Reference may also be made, for example, to US Patent No. 2,997,245 concerning a method which employs an acoustic-fluid dynamics synergism for atomizing liquid metals.
Yet another US Patent No. 3,988,084 describes a device where a thin stream of metal is intercepted inside the atomization chamber, by gas jets directed on the metal in the form of an inverted hollow cone.
Then, too, devices are known (US Patent No. 4,416,600) which utilize atomization chambers in the form of spiral-shaped canals transversed by the atomizing gases which are thus projected tangentially on the liquid metal.
Finally, there are devices (US Patents 1,856,679, 3,501,802 and 2,440,531) whose objective is to try to control particle size and gas flow.
However, existing devices all suffer from numerous, marked limitations such as undesirable turbulence affecting fluid stream control, leading to the cloging of the gas nozzles owing to splash-backs and hence to anomalous operation of the equipment.
Furthermore, problems concerning particle size, distribution and morphology still have to be resolved.
There is also a pressing need to optimize fluid dynamics conditions in the atomization zone in order to obtain particles that are as round as possible, with very few satellites and good flowability, since these are particularly suitable for very important coating processes, such as PTA, which call for an absolutely constant powder feed in order to guarantee reliability and performance.
The object of the present invention is to produce powders with a high percentage of spherical particles, few satellites and hence good flowability, which are therefore suitable also for plasma coating processes.
A further object of the invention is to furnish a device that can guarantee gas-dynamics conditions in the atomization zone that do not result in splash-backs, thus ensuring continuity of operation.
According to this invention, a device is proposed for atomizing liquid metals to form powders.

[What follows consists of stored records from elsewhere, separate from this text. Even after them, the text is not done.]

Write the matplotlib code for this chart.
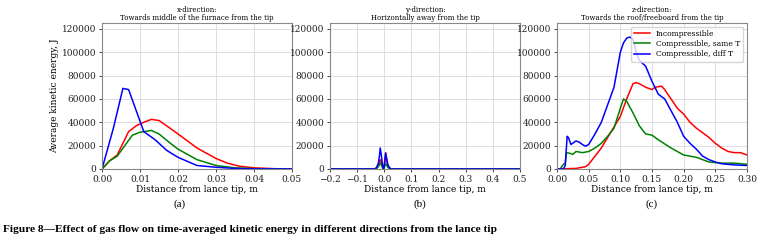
import numpy as np
import matplotlib
matplotlib.use("Agg")
import matplotlib.pyplot as plt

# panel (a): x-direction
xa_blue = [0, 0.003, 0.0055, 0.007, 0.009, 0.011, 0.014, 0.017, 0.020, 0.025, 0.030, 0.035, 0.040, 0.050]
ya_blue = [0, 35000, 69000, 68000, 50000, 32000, 25000, 16000, 10000, 3000, 1500, 500, 100, 0]
xa_red = [0, 0.002, 0.004, 0.007, 0.009, 0.011, 0.013, 0.015, 0.017, 0.020, 0.025, 0.030, 0.033, 0.036, 0.040, 0.045, 0.050]
ya_red = [0, 7000, 12000, 32000, 37000, 40000, 42500, 41500, 37000, 30000, 18000, 9000, 5000, 2500, 1000, 300, 0]
xa_green = [0, 0.002, 0.004, 0.006, 0.008, 0.010, 0.012, 0.013, 0.015, 0.018, 0.020, 0.025, 0.030, 0.035, 0.040, 0.050]
ya_green = [0, 7000, 11000, 20000, 29000, 31500, 32500, 33000, 30000, 22000, 17000, 8000, 3000, 1000, 300, 0]

# panel (b): y-direction
xb = [-0.2, -0.035, -0.028, -0.022, -0.018, -0.015, -0.011, -0.007, -0.004, -0.001, 0.002, 0.005, 0.009,
      0.013, 0.018, 0.025, 0.5]
yb_blue = [0, 0, 1500, 5000, 11000, 18000, 12000, 4000, 500, 1000, 8000, 13500, 9000, 4000, 1500, 0, 0]
yb_red = [0, 0, 800, 3000, 6000, 8000, 6000, 2000, 300, 800, 6000, 14000, 7000, 2500, 800, 0, 0]
yb_green = [0, 0, 500, 2000, 3500, 5000, 3500, 1500, 200, 500, 2500, 4500, 3000, 1500, 500, 0, 0]

# panel (c): z-direction
xc_blue = [0, 0.010, 0.013, 0.016, 0.018, 0.022, 0.030, 0.035, 0.040, 0.045, 0.050, 0.060, 0.070, 0.080, 0.090,
           0.100, 0.105, 0.110, 0.115, 0.120, 0.125, 0.130, 0.140, 0.150, 0.160, 0.170, 0.180, 0.190, 0.200,
           0.210, 0.220, 0.230, 0.240, 0.250, 0.260, 0.280, 0.300]
yc_blue = [0, 0, 3000, 28000, 27000, 21000, 24000, 23000, 21000, 19500, 21000, 30000, 40000, 55000, 70000,
           100000, 108000, 112000, 113000, 111000, 100000, 93000, 88000, 75000, 64000, 60000, 50000, 40000, 28000,
           22000, 17000, 11000, 8000, 6000, 4500, 3500, 3000]
xc_green = [0, 0.005, 0.010, 0.013, 0.015, 0.020, 0.025, 0.030, 0.040, 0.050, 0.060, 0.070, 0.080, 0.090,
            0.100, 0.105, 0.110, 0.120, 0.130, 0.140, 0.150, 0.160, 0.180, 0.200, 0.220, 0.240, 0.260, 0.280, 0.300]
yc_green = [0, 0, 4000, 5000, 14000, 13500, 12500, 15000, 14000, 15000, 18000, 22000, 28000, 35000,
            52000, 60000, 58000, 48000, 37000, 30000, 29000, 25000, 18000, 12000, 10000, 6000, 5000, 5000, 4000]
xc_red = [0, 0.030, 0.045, 0.050, 0.060, 0.070, 0.080, 0.090, 0.100, 0.110, 0.120, 0.125, 0.130, 0.140, 0.150,
          0.155, 0.165, 0.170, 0.180, 0.190, 0.200, 0.210, 0.220, 0.230, 0.240, 0.250, 0.260, 0.270, 0.280,
          0.290, 0.300]
yc_red = [0, 500, 2000, 4000, 11000, 18000, 27000, 36000, 45000, 60000, 73000, 74000, 73000, 70000, 68000,
          70000, 71000, 68000, 60000, 52000, 47000, 40000, 35000, 31000, 27000, 22000, 18000, 15000, 14000,
          14000, 12000]

labels = ["Incompressible", "Compressible, same T", "Compressible, diff T"]
titles = ["x-direction:\nTowards middle of the furnace from the tip",
          "y-direction:\nHorizontally away from the tip",
          "z-direction:\nTowards the roof/freeboard from the tip"]

plt.rcParams["font.family"] = "DejaVu Serif"

fig = plt.figure(figsize=(7.63, 2.4), dpi=100)
lefts = [102, 330, 557]
axes = [fig.add_axes([l / 763, 1 - 169 / 240, 190 / 763, 146 / 240]) for l in lefts]

data = [
    ((xa_red, ya_red), (xa_green, ya_green), (xa_blue, ya_blue)),
    ((xb, yb_red), (xb, yb_green), (xb, yb_blue)),
    ((xc_red, yc_red), (xc_green, yc_green), (xc_blue, yc_blue)),
]
xlims = [(0, 0.05), (-0.2, 0.5), (0, 0.3)]
xticks = [np.arange(0, 0.0501, 0.01), np.arange(-0.2, 0.501, 0.1), np.arange(0, 0.301, 0.05)]
xfmt = ["{:.2f}", "{:.1f}", "{:.2f}"]
colors = ["red", "green", "blue"]

for i, ax in enumerate(axes):
    for (xs, ys), c, lab in zip(data[i], colors, labels):
        ax.plot(xs, ys, color=c, lw=1.1, label=lab)
    ax.set_xlim(*xlims[i])
    ax.set_ylim(0, 125000)
    ax.set_xticks(xticks[i])
    ax.set_xticklabels([xfmt[i].format(v).replace("-", "\u2212") for v in xticks[i]])
    ax.set_yticks(np.arange(0, 120001, 20000))
    ax.tick_params(labelsize=6.5, length=2.5, width=0.6, pad=1.5, colors="#222222")
    ax.grid(True, color="#dddddd", lw=0.7)
    ax.set_axisbelow(True)
    for s in ax.spines.values():
        s.set_color("#888888")
        s.set_linewidth(0.8)
    ax.set_title(titles[i], fontsize=5, pad=2, linespacing=1.1)
    ax.set_xlabel("Distance from lance tip, m", fontsize=6.5, labelpad=1)

axes[0].set_ylabel("Average kinetic energy, J", fontsize=6.5, labelpad=2)
axes[2].legend(loc="upper right", fontsize=5.5, frameon=True, framealpha=0.8,
               borderpad=0.4, handlelength=2.0, labelspacing=0.3, edgecolor="#cccccc")

for x, t in zip([180, 420, 652], ["(a)", "(b)", "(c)"]):
    fig.text(x / 763, 1 - 204 / 240, t, ha="center", va="center", fontsize=8,
             family="Liberation Serif")

fig.text(3 / 763, 1 - 229 / 240,
         "Figure 8\u2014Effect of gas flow on time-averaged kinetic energy in different directions from the lance tip",
         ha="left", va="center", fontsize=8.2, fontweight="bold", family="Liberation Serif")

fig.savefig("out.png", dpi=100)
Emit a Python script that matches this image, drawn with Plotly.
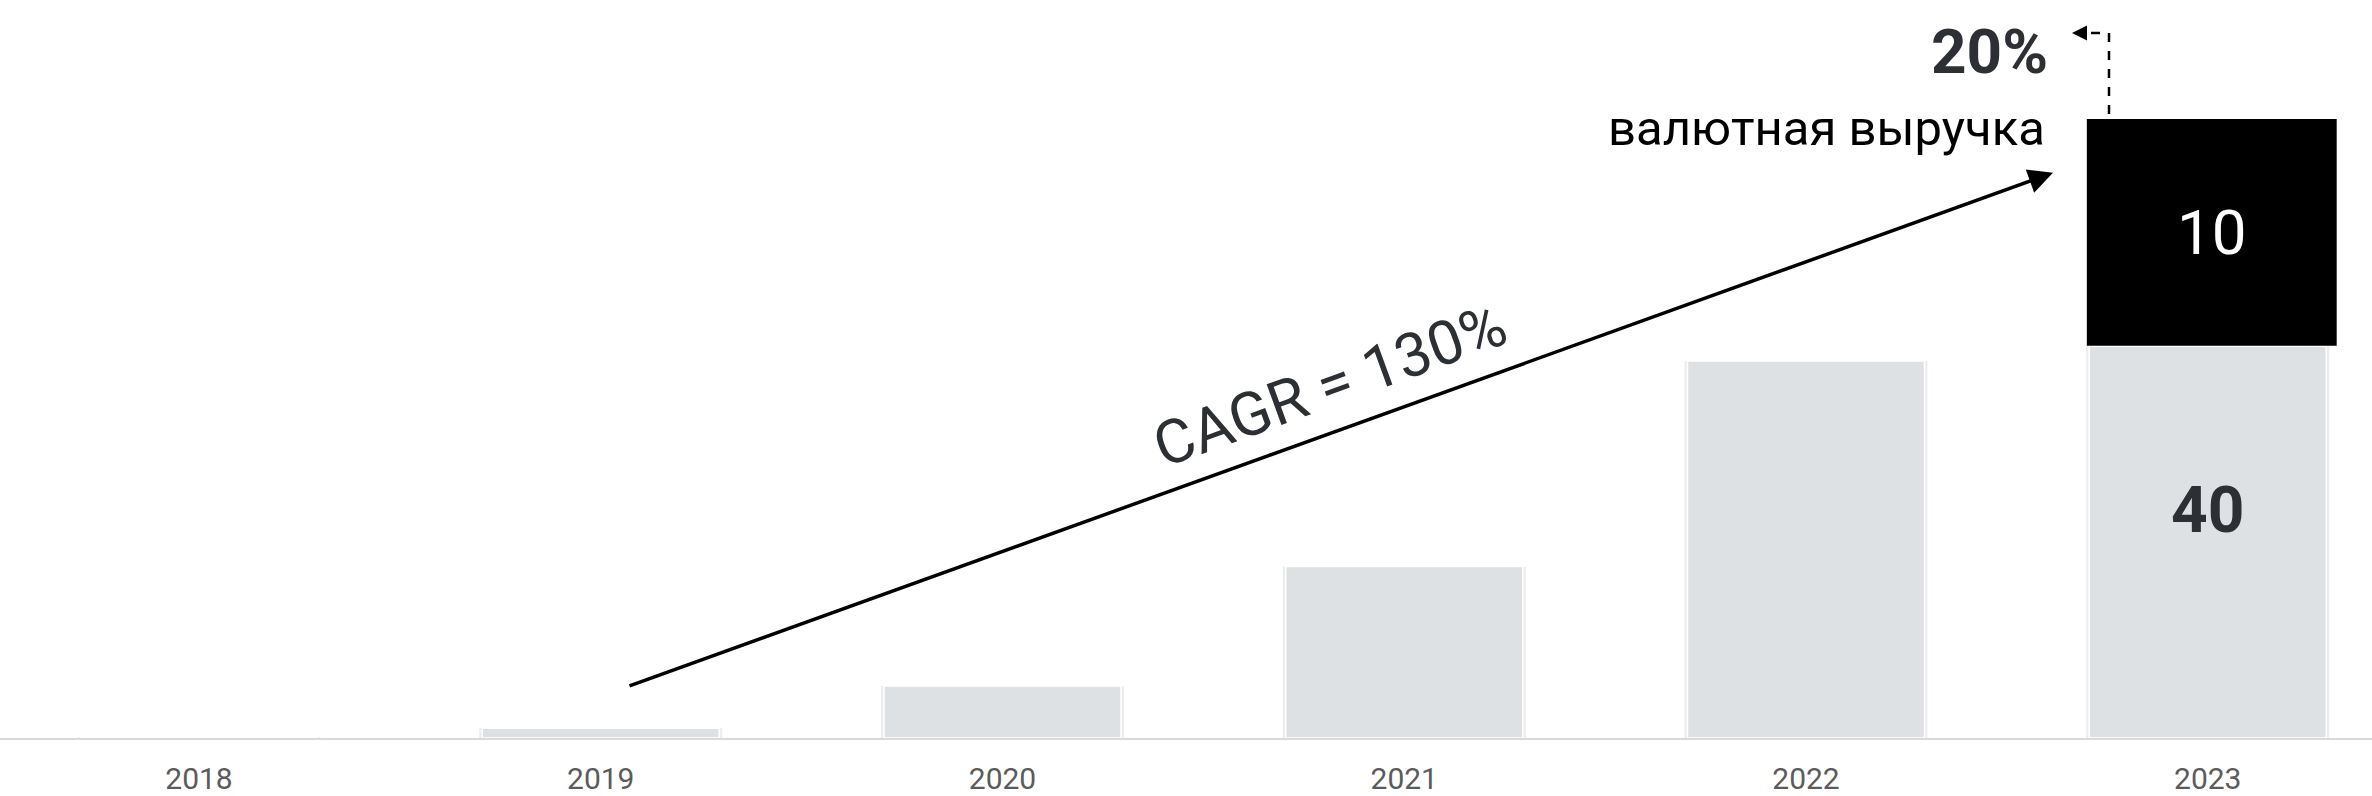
import plotly.graph_objects as go

# ---- data ----
years = ["2018", "2019", "2020", "2021", "2022", "2023"]
base_values = [0.1, 1.0, 5.3, 17.5, 38.5, 40]
fx_year = "2023"
fx_value = 10
fx_base = 40
fx_share_label = "20%"
fx_label = "валютная выручка"
cagr_label = "CAGR = 130%"
cagr_from_y = 5.26
cagr_to_y = 57.7

W, H = 2372, 796
PLOT_H = 738
CAT_PX = 401.75
X0 = -0.4953
px_per_unit = 9.795
px_per_unit2 = 22.67

def xd(px):
    return X0 + px / CAT_PX

def yp(py):
    return 1 - py / PLOT_H

TXT = "#2c2f34"
FONT = "Roboto"
fx_idx = years.index(fx_year)

fig = go.Figure()

# shadow of grey bars
fig.add_trace(go.Bar(
    x=years, y=base_values, width=0.605,
    marker=dict(color="rgba(0,0,0,0.07)", line=dict(width=0)),
    hoverinfo="skip", showlegend=False))
# grey bars
fig.add_trace(go.Bar(
    x=years, y=base_values, width=0.59,
    marker=dict(color="#dee1e4", line=dict(color="white", width=1.5)),
    showlegend=False))
# black exploded currency segment
fig.add_trace(go.Bar(
    x=[fx_year], y=[fx_value], base=[fx_base], yaxis="y2",
    width=0.622, offset=-0.301,
    marker=dict(color="black", line=dict(width=0)),
    text=[str(fx_value)], textposition="inside", insidetextanchor="middle",
    textangle=0, textfont=dict(family=FONT, size=62, color="white"),
    showlegend=False))

lo2 = fx_base - (PLOT_H - 345.7) / px_per_unit2
hi2 = lo2 + PLOT_H / px_per_unit2

fig.update_layout(
    width=W, height=H,
    margin=dict(l=0, r=0, t=0, b=H - PLOT_H, autoexpand=False),
    paper_bgcolor="white", plot_bgcolor="white",
    barmode="overlay", bargap=0.41,
    font=dict(family=FONT, color=TXT),
    xaxis=dict(type="category", range=[X0, X0 + W / CAT_PX], showgrid=False,
               showline=True, linecolor="#d9d9d9", linewidth=2, zeroline=False,
               ticks="", tickfont=dict(family=FONT, size=30, color="#5b5b5b"),
               ticklabelstandoff=13, automargin=False, fixedrange=True),
    yaxis=dict(range=[0, PLOT_H / px_per_unit], visible=False, fixedrange=True),
    yaxis2=dict(range=[lo2, hi2], overlaying="y", visible=False, fixedrange=True),
)

# "40" label on 2023 base bar
fig.add_annotation(x=fx_idx, y=fx_base * 0.58, xref="x", yref="y",
                   text=str(fx_base), showarrow=False,
                   font=dict(family=FONT, size=64, color=TXT, weight="bold"))

# CAGR arrow
fig.add_annotation(x=xd(2053), y=cagr_to_y, xref="x", yref="y",
                   ax=xd(628), ay=cagr_from_y, axref="x", ayref="y",
                   text="", showarrow=True, arrowhead=2, arrowsize=1.4,
                   arrowwidth=3.5, arrowcolor="black")
fig.add_annotation(x=xd(1330), y=yp(385), xref="x", yref="paper",
                   text=cagr_label, showarrow=False, textangle=-20,
                   font=dict(family=FONT, size=61, color=TXT))

# 20% and label
fig.add_annotation(x=2050 / W, y=yp(52), xref="paper", yref="paper",
                   xanchor="right", yanchor="middle", text=fx_share_label,
                   showarrow=False,
                   font=dict(family=FONT, size=62, color=TXT, weight="bold"))
fig.add_annotation(x=2047 / W, y=yp(128), xref="paper", yref="paper",
                   xanchor="right", yanchor="middle", text=fx_label,
                   showarrow=False, font=dict(family=FONT, size=49, color="black"))

# dashed bracket from black bar to 20%
fig.add_shape(type="path", xref="paper", yref="paper",
              path=f"M {2109/W} {yp(114)} L {2109/W} {yp(33)} L {2082/W} {yp(33)}",
              line=dict(color="black", width=2.5, dash="dash"))
fig.add_annotation(x=2072 / W, y=yp(33), xref="paper", yref="paper",
                   ax=14, ay=0, text="", showarrow=True, arrowhead=2,
                   arrowsize=1.2, arrowwidth=2.5, arrowcolor="black")

fig.write_html("out.html")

Said device comprises:

a hollow central element
a chamber enclosing said hollow element
annular conduits contained in the chamber

one set of holes each having its axis of symmetry essentially parallel to the axis of symmetry of the hollow element, said holes being located on a concentric circle that is external to said hollow element;
another set of holes each having its axis incident to the axis of symmetry of the hollow element so as to form with it an angle of between 2 and 4 degrees, the axis of said holes being at a distance of between 2 and 6 centimetres from the axis of symmetry of said hollow element, said holes also being positioned on a concentric circle external to said first set of holes, and also by the fact that in said hollow element said liquid-metal outlet section is located below said face of the chamber at a distance of 8 to 12 millimetres therefrom.

The present invention will now be described in greater detail by reference to the accompanying sketch which illustrates the device purely by way of example, without in any way limiting the objects and breath of the invention itself, and in which:

Fig. 1 represents a schematic longitudinal section of the invention.

With reference to fig. 1, the atomization apparatus 1 is solidly connected via flange 2 to nozzle 3 which, in its turn, is solidly connected to and fed by a source of liquid metal (tundish) 4.
The body of the atomizer which is cylindrical in shape with a longitudinal symmetry axis with that of the stream of liquid metal, is constructed by the assembly of an element 5 that has ingress holes 6 for the atomizing gas, with an element 7 that has outlet holes for the gas 8,9.
When in operation the liquid metal which comes from the tundish 4 and flows through nozzle 3 is struck by jets of gas, such as nitrogen or argon for example, that enter the body of the atomizer via holes 6 at a pressure of between 4 and 16 bar.
One portion of the gas jets leaves by a set of holes 8 arranged concentrically about nozzle 3.
These jets issue forth in the form of a hollow cone tapering towards the outside, having an average angle of aperture between 2 and 4 degrees, axis of symmetry coincident with the axis of metal outflow, and strike the liquid stream after having travelled a distance of between 70 and 80 centimetres. The impact of these gas jets on the stream of fluid metal results in the maximum breaking action thanks to the shortness of the distance between stream and jets and hence the minimum loss of kinetic energy.
Another portion of the gas passes through holes 9 and leaves via holes 10 providing effective fluid-dynamic control of the process.
These jets of gas, arranged concentrically around the nozzle, impinge on the external walls thereof and leave the atomizer parallel to the stream of metal, enveloping the whole of its periphery.
The effect of these latter jets, combined with the fact that the liquid-metal outlet section of the nozzle is at a distance of between 8 and 12 mm from the gas outlet sections, is to eliminate dangerous instability which can be caused by back-splashs of the liquid metal towards the atomizer owing to local turbulence.

Claims

Device (1) for atomizing liquid metals into powders, comprising:
- a hollow central element (3)

- a chamber (5,7) enclosing said hollow element

- annular conduits (6,8-10) contained in the chamber
in which in said hollow element (3), with longitudinal symmetry axis, liquid metal flows towards an outlet section, and said chamber (5,7) has a longitudinal symmetry axis coincident with that of said hollow element (3) and at least one face directed downwards, while said conduits (6,8-10) are such as to permit the ingress and projection of atomizing gas onto the liquid metal, characterized by the fact that said chamber (5,7) has on said face:
- a set of holes (10) each having its own symmetry axis essentially parallel to the symmetry axis of the hollow element, said holes (10) also being positioned on a concentric circle external to said hollow element (3);

- another set of holes (8) each having its own axis incident to the axis of symmetry of the hollow element (3) so as to form with it an angle of between 2 and 4 degrees, the axis of said holes (8) being at a distance of between 2 and 6 centimetres from the axis of symmetry of said hollow element (3), said holes also being positioned on a concentric circle external to the said first set of holes (10), and also by the fact that in said hollow element (3) said liquid-metal outlet section is located below said face of the chamber at a distance of 8 to 12 millimetres therefrom.